© Reuters. FILE PHOTO: The Bank of England and the City of London financial district in London, Britain, November 5, 2020. REUTERS/John Sibley
By William Schomberg and David Milliken LONDON (Reuters) – The Bank of England’s new interest-rate setter warned against cutting back on stimulus too soon, underscoring an increasingly stark divide among BoE policymakers about how to respond to rising inflation.

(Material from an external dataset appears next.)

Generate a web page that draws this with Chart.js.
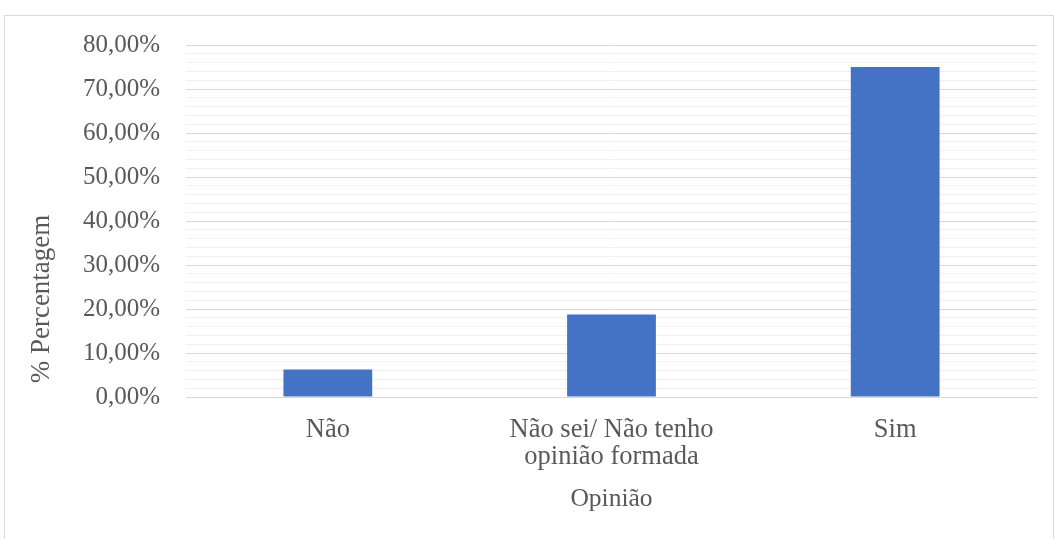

Catherine Mann, who is due to join the BoE’s Monetary Policy Committee in September, said the recent rise in inflation did not look like it would turn into a spiral of persistently stronger price growth. “I have a lot of different ways of evaluating whether or not that surge appears to be continuing, transitory, or whether it appears to be a spiral,” Mann told lawmakers on Monday. “I don’t see it becoming a spiral. I am on the lookout for it, but I don’t see it becoming a spiral,” she said. Mann said lessons from the global financial crisis of 2008-09 showed that worries about rising inflation on the back of a jump in oil prices and debt levels had led to a loss of economic output which hit younger and poorer workers. “We don’t want to repeat that coming out of COVID. And so I think that bears on the need to not be premature in terms of tightening monetary policy,” she said. “The sort of metaphor has been used, and I guess it’s appropriate under the current circumstances, is to say: ‘You’ve got to wait until you see the whites of their eyes’,” she said, referring to signs of persistent inflation pressures.
Mann’s comments echoed those made earlier on Monday by MPC member, Jonathan Haskel, who said reducing stimulus was not the right option for the foreseeable future. By contrast, two other BoE rate-setters, Deputy Governor Dave Ramsden and MPC external member Michael Saunders, last week said the time for tighter policy might be approaching.